File or Filegroup Backups

File or filegroup backups are a specialized form of database backup in which only certain individual files or filegroups from a database are backed up. This is usually done when there is not enough time to perform a database backup of a very large database. To make use of file and filegroup backups, transaction log backups must be created as well.

Point-in-Time Restoration

Another enhancement is point-in-time restoration of a database. This is the ability to restore a database backup and transaction log to its condition in an earlier stated point in time. You can restore a database to any point in time as long as that point in time is covered in your transaction log backup. You can execute this transaction in both Transact-SQL and SQL Server Enterprise Manager.

Restarting a Restore

SQL Server 7.0 provides a way to restart a backup and restore operation that for one reason or another (such as power failure) stopped in mid-process. This method applies only to tape backups.

Query Processor Enhancements

In the past, many relational database management systems had query processors that were optimized for OLTP environments. As a result, the query processor could not handle the more complex query types that one finds in typical data warehousing operations. With version 7, the SQL Server query processor has been optimized to better handle complex queries.

New Join Techniques

The query processor can now support complex queries against large databases. The query processor incorporates new join techniques, which are more scalable to large databases than the nested-loop join used in earlier versions of SQL Server. These new join techniques provide the query processor with options for an optimum plan of query execution.

The join types are merge, hash match, and hash match teams.

Merge

The query optimizer generally uses a merge join when join fields are indexed and the columns represented in the index cover the query. The merge join directly uses the sorted merge columns, which are defined by the equality clauses of the join, to perform the join. The query is performed by scanning an index if one exists on the proper set of columns, or is performed after sorting these columns.

Hash Match

The query optimizer generally uses a hash match join on large, non-indexed tables. Hash joins create hash values based on the equality clauses of the join and compare them with values in a hash table, looking for matches.

Hash Match Teams

The query optimizer generally uses the hash match teams join when there are multiple hash operators using the same columns or a set of columns working together as a team.

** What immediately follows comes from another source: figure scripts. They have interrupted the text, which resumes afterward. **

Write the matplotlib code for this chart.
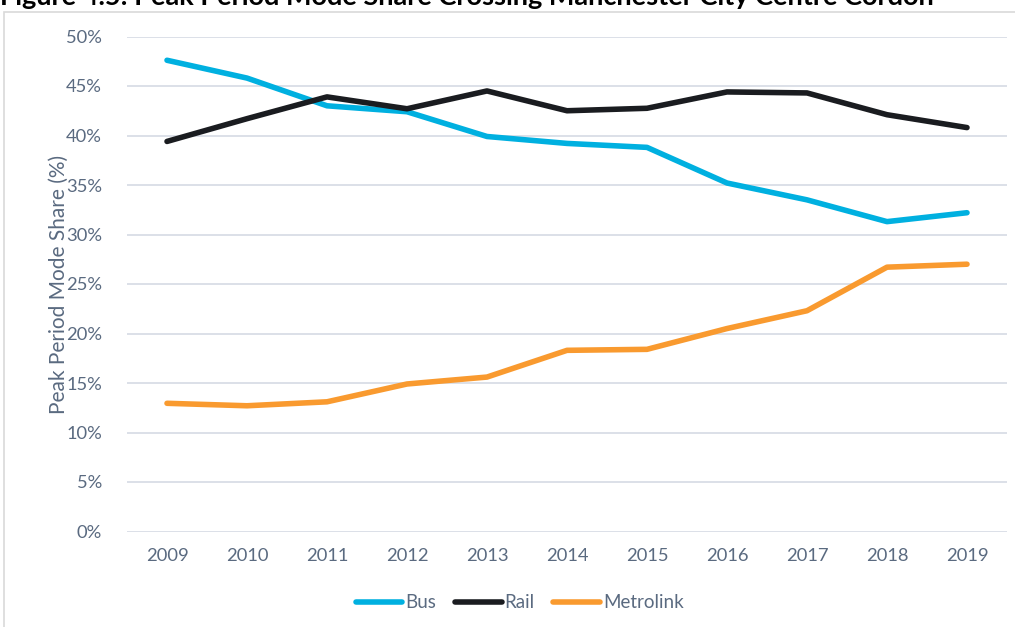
import matplotlib.pyplot as plt
from matplotlib.patches import Rectangle
from matplotlib.ticker import FuncFormatter

plt.rcParams['font.family'] = ['Lato', 'DejaVu Sans']

years = ['2009', '2010', '2011', '2012', '2013', '2014', '2015', '2016', '2017', '2018', '2019']
bus = [47.6, 45.8, 43.0, 42.4, 39.9, 39.2, 38.8, 35.2, 33.5, 31.3, 32.2]
rail = [39.4, 41.7, 43.9, 42.7, 44.5, 42.5, 42.75, 44.4, 44.3, 42.1, 40.8]
metrolink = [12.95, 12.7, 13.1, 14.9, 15.6, 18.3, 18.4, 20.5, 22.3, 26.7, 27.0]

txt = '#5a6a80'
grid = '#d9dde6'

fig = plt.figure(figsize=(10.15, 6.27), dpi=100, facecolor='w')
# chart frame (cropped at right and bottom)
fig.patches.append(Rectangle((4/1015, -0.1), 1.2, (627-12)/627 + 0.1, transform=fig.transFigure,
                             fill=False, edgecolor='#d9d9d9', lw=1.2))
fig.text(0.0, 1.004, 'Figure 4.5: Peak Period Mode Share Crossing Manchester City Centre Cordon',
         fontsize=19.5, fontweight='bold', color='black', ha='left', va='center')

ax = fig.add_axes([127/1015, (627-531.5)/627, (1007-127)/1015, (531.5-36.5)/627])
x = range(len(years))
ax.plot(x, bus, color='#00b0e0', lw=4, solid_capstyle='round', label='Bus')
ax.plot(x, rail, color='#1a1c20', lw=4, solid_capstyle='round', label='Rail')
ax.plot(x, metrolink, color='#f99a2f', lw=4, solid_capstyle='round', label='Metrolink')

ax.set_xlim(-0.5, len(years) - 0.5)
ax.set_ylim(0, 50)
ax.set_yticks(range(0, 51, 5))
ax.yaxis.set_major_formatter(FuncFormatter(lambda v, p: f'{v:.0f}%'))
ax.set_xticks(list(x))
ax.set_xticklabels(years)
ax.grid(axis='y', color=grid, lw=1.3)
ax.set_axisbelow(True)
for s in ax.spines.values():
    s.set_visible(False)
ax.tick_params(length=0, labelsize=13.2, colors=txt)
ax.tick_params(axis='y', pad=18)
ax.tick_params(axis='x', pad=12)
ax.set_ylabel('Peak Period Mode Share (%)', fontsize=15, color=txt, labelpad=-2)

leg = fig.legend(loc='center', bbox_to_anchor=(0.512, (627-603)/627), ncol=3, frameon=False,
                 fontsize=13.5, handlelength=2.5, handletextpad=0.15, columnspacing=1.0)
for t in leg.get_texts():
    t.set_color(txt)

fig.savefig('out.png', dpi=100, facecolor='w')
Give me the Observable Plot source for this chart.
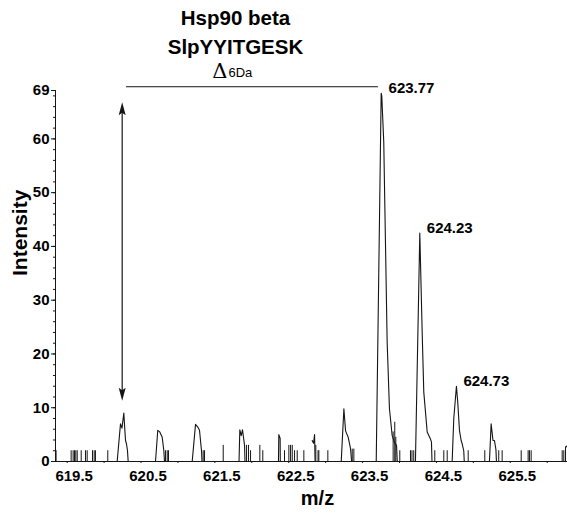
<!DOCTYPE html>
<html><head><meta charset="utf-8">
<script src="https://cdn.jsdelivr.net/npm/d3@7"></script>
<script src="https://cdn.jsdelivr.net/npm/@observablehq/plot@0.6"></script>
<style>body{margin:0;background:#fff} #chart svg{display:block}</style>
</head><body><div id="chart"></div>
<script>
// ---- data (m/z, intensity) ----
const xDomain = [619.342, 626.275];
const yDomain = [0, 69];
const xTickLabels = [619.5, 620.5, 621.5, 622.5, 623.5, 624.5, 625.5];
const xMinorTicks = [619.5, 620, 620.5, 621, 621.5, 622, 622.5, 623, 623.5, 624, 624.5, 625, 625.5, 626];
const yTicks = [0, 10, 20, 30, 40, 50, 60, 69];
const yMinorTicks = d3.range(2, 69, 2);

// profile traces of the isotope clusters
const profileLight1 = [[620.177,0],[620.222,7],[620.242,6.2],[620.267,9],[620.29,3.9],[620.303,3.3],[620.317,2],[620.326,0]];
const profileNoise2 = [[620.696,0],[620.727,5.8],[620.754,5.5],[620.787,4.5],[620.809,2],[620.818,0]];
const profileNoise3 = [[621.193,0],[621.238,6.9],[621.269,6.4],[621.292,5.8],[621.319,2],[621.326,0]];
const profileNoise4 = [[621.827,0],[621.838,5.9],[621.857,4.8],[621.874,5.9],[621.902,3],[621.908,0]];
const profileNoise5 = [[622.361,0],[622.366,5],[622.384,4.3],[622.386,0]];
const profileNoise6 = [[622.818,3.9],[622.836,3.4],[622.85,5.0],[622.857,0]];
const profileNoise7 = [[623.211,0],[623.247,9.8],[623.27,5.7],[623.29,5.0],[623.306,4.5],[623.337,2.4],[623.352,0]];
const profileHeavy1 = [[623.685,0],[623.752,68.5],[623.76,68],[623.787,59.4],[623.81,40.8],[623.833,22.2],[623.864,9.8],[623.901,4.8],[623.93,3.6],[623.96,3.0],[623.97,0]];
const profileHeavy2 = [[624.216,0],[624.275,42.5],[624.307,24.1],[624.329,12.9],[624.375,5.5],[624.419,4.2],[624.433,3.6],[624.44,0]];
const profileHeavy3 = [[624.713,0],[624.735,8],[624.771,14],[624.789,11],[624.812,5.8],[624.835,3.9],[624.849,3.3],[624.87,2],[624.877,0]];
const profileHeavy4 = [[625.218,0],[625.241,7],[625.266,3.9],[625.286,3.9],[625.306,2.2],[625.313,0]];
const profileEdge = [[626.255,2.7],[626.27,2.9]];

// centroid noise sticks
const noiseSticks = [
  [619.35,2],[619.554,2],[619.581,2],[619.599,2],[619.617,2],[619.636,2],[619.69,2],[619.748,2],[619.771,2],
  [619.843,2],[619.866,2],[619.883,2],[620.05,2],
  [620.832,2],[620.855,2],[620.872,2],
  [621.342,2],[621.36,2],[621.613,3],
  [621.929,3],[621.956,3],[621.983,2],[622.109,3],[622.149,2],
  [622.443,2],[622.502,3],[622.525,3],[622.548,3],[622.579,2],[622.615,2],[622.705,2],
  [622.867,3],[622.897,2],[622.908,2],[623.03,2],
  [623.36,2.3],[623.382,2.3],
  [623.914,5.5],[623.936,7.3],[623.95,4.5],[624.004,2],
  [624.149,2],[624.169,2],[624.193,2],[624.478,2],
  [624.6,2],[624.646,2],[624.93,2],[625.155,2],
  [625.344,2],[625.39,2],[625.648,2],[625.742,2],[625.76,2],[625.783,2],
  [626.203,2],[626.225,2],[626.248,2.7]
];

// peak annotations
const peakLabels = ["623.77", "624.23", "624.73"];
const peakLabelMz = [623.757, 624.275, 624.771];
const peakLabelInt = [68.5, 42.5, 14];

// delta annotation
const bracketStart = 620.303, bracketEnd = 623.715, bracketInt = 69.7;
const arrowMz = 620.245, arrowTop = 66.8, arrowBottom = 11.3;

// ---- build ----
const profiles = [profileLight1, profileNoise2, profileNoise3, profileNoise4, profileNoise5, profileNoise6,
  profileNoise7, profileHeavy1, profileHeavy2, profileHeavy3, profileHeavy4, profileEdge];
const profileTable = profiles.flatMap((p, i) => p.map(([mz, v]) => ({mz, v, seg: i})));
const labelTable = peakLabels.map((t, i) => ({t, mz: peakLabelMz[i], v: peakLabelInt[i]}));

const arrowUp = {draw(ctx) { ctx.moveTo(0, 0); ctx.lineTo(3.5, 13); ctx.lineTo(0, 10.5); ctx.lineTo(-3.5, 13); ctx.closePath(); }};
const arrowDown = {draw(ctx) { ctx.moveTo(0, 0); ctx.lineTo(3.5, -13); ctx.lineTo(0, -10.5); ctx.lineTo(-3.5, -13); ctx.closePath(); }};

const ink = "#151515";
const sans = "'Liberation Sans', Arial, Helvetica, sans-serif";

const chart = Plot.plot({
  width: 567,
  height: 513,
  marginTop: 90,
  marginBottom: 52,
  marginLeft: 55,
  marginRight: 0,
  style: {fontFamily: sans, color: "#000", background: "#fff"},
  x: {domain: xDomain},
  y: {domain: yDomain},
  marks: [
    // axes
    Plot.axisY({ticks: yMinorTicks, tickSize: 2, tickFormat: () => "", label: null, stroke: ink}),
    Plot.axisY({ticks: yTicks, tickSize: 4, tickPadding: 2, fontSize: 15, fontWeight: "bold", label: null, stroke: ink}),
    Plot.axisX({ticks: xMinorTicks, tickSize: 2, tickFormat: () => "", label: null, stroke: ink}),
    Plot.axisX({ticks: xTickLabels, tickSize: 0, tickPadding: 9, dx: 7, fontSize: 15, fontWeight: "bold", label: null, tickFormat: d => d.toFixed(1)}),
    Plot.ruleY([yDomain[0]], {stroke: ink, strokeWidth: 1}),
    Plot.ruleX([xDomain[0]], {stroke: ink, strokeWidth: 1}),
    // spectrum
    Plot.ruleX(noiseSticks, {x: d => d[0], y1: 0, y2: d => d[1], stroke: ink, strokeWidth: 1}),
    Plot.line(profileTable, {x: "mz", y: "v", z: "seg", stroke: ink, strokeWidth: 1.1, curve: "linear"}),
    // peak labels
    Plot.text(labelTable, {x: "mz", y: "v", text: "t", textAnchor: "start", dx: 7, dy: -5, fontSize: 15, fontWeight: "bold", fill: "#000"}),
    // delta bracket and double arrow
    Plot.ruleY([bracketInt], {x1: bracketStart, x2: bracketEnd, stroke: ink, strokeWidth: 1}),
    Plot.ruleX([arrowMz], {y1: arrowBottom + 1.5, y2: arrowTop - 1.5, stroke: ink, strokeWidth: 1.2}),
    Plot.dot([[arrowMz, arrowTop]], {x: d => d[0], y: d => d[1], symbol: arrowUp, fill: ink, stroke: "none"}),
    Plot.dot([[arrowMz, arrowBottom]], {x: d => d[0], y: d => d[1], symbol: arrowDown, fill: ink, stroke: "none"}),
    // titles
    Plot.text(["Hsp90 beta"], {frameAnchor: "top", lineAnchor: "middle", dx: -76, dy: -72, fontSize: 20.5, fontWeight: "bold", fill: "#000"}),
    Plot.text(["SlpYYITGESK"], {frameAnchor: "top", lineAnchor: "middle", dx: -76, dy: -43, fontSize: 20.5, fontWeight: "bold", fill: "#000"}),
    Plot.text(["Δ"], {frameAnchor: "top", lineAnchor: "middle", textAnchor: "end", dx: -84, dy: -19.5, fontSize: 21, fontWeight: "normal", fontFamily: "'DejaVu Serif', serif", fill: "#000"}),
    Plot.text(["6Da"], {frameAnchor: "top", lineAnchor: "middle", textAnchor: "start", dx: -83, dy: -17.2, fontSize: 13, fontWeight: "normal", fill: "#000"}),
    // axis labels
    Plot.text(["Intensity"], {frameAnchor: "left", lineAnchor: "middle", rotate: -90, dx: -35, fontSize: 21, fontWeight: "bold", fill: "#000"}),
    Plot.text(["m/z"], {frameAnchor: "bottom", lineAnchor: "middle", dx: 6, dy: 37.5, fontSize: 20, fontWeight: "bold", fill: "#000"})
  ]
});
document.getElementById("chart").appendChild(chart);
</script>
</body></html>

See "Understanding Merge Joins" and "Understanding Hash Joins" in the SQL Server Books Online for a detailed description of the join technology.

New Index Intersection Methods

SQL Server 7.0 now uses various index intersection and union methods to quickly filter data before retrieving rows from a database. These methods allow for resolving of entire queries or portions thereof, without reading the data pages from disk physically (or at least reading a smaller subset than would be required using the single-index technique from earlier versions of SQL Server).

Other Enhancements

Other enhancements include

Intra-query parallelism Intra-query parallelism describes the process by which SQL Server generates a query plan that divides a query into multiple parts that can be processed on different CPUs.

Improved disk input/output (I/O) For a majority of implementations, version 7 of SQL Server provides more efficient disk I/O for data warehousing than prior versions by using 8K database pages versus the 2K pages that were used in earlier versions. Reduced disk I/O means better efficiency.

Cost-based analysis The query optimizer recognizes that data warehouse schemas are different from OLTP database schemas. It is able to use a cost-based analysis optimized for data warehouse types of databases and queries.

Lesson Summary

The data warehousing environment contains many challenges to ease of use and efficient operation. SQL Server 7.0 offers many features that directly address and resolve some of the obstacles that must be overcome to implement a successful analytical environment, whether that environment is an enterprise-level data warehouse or a smaller data mart.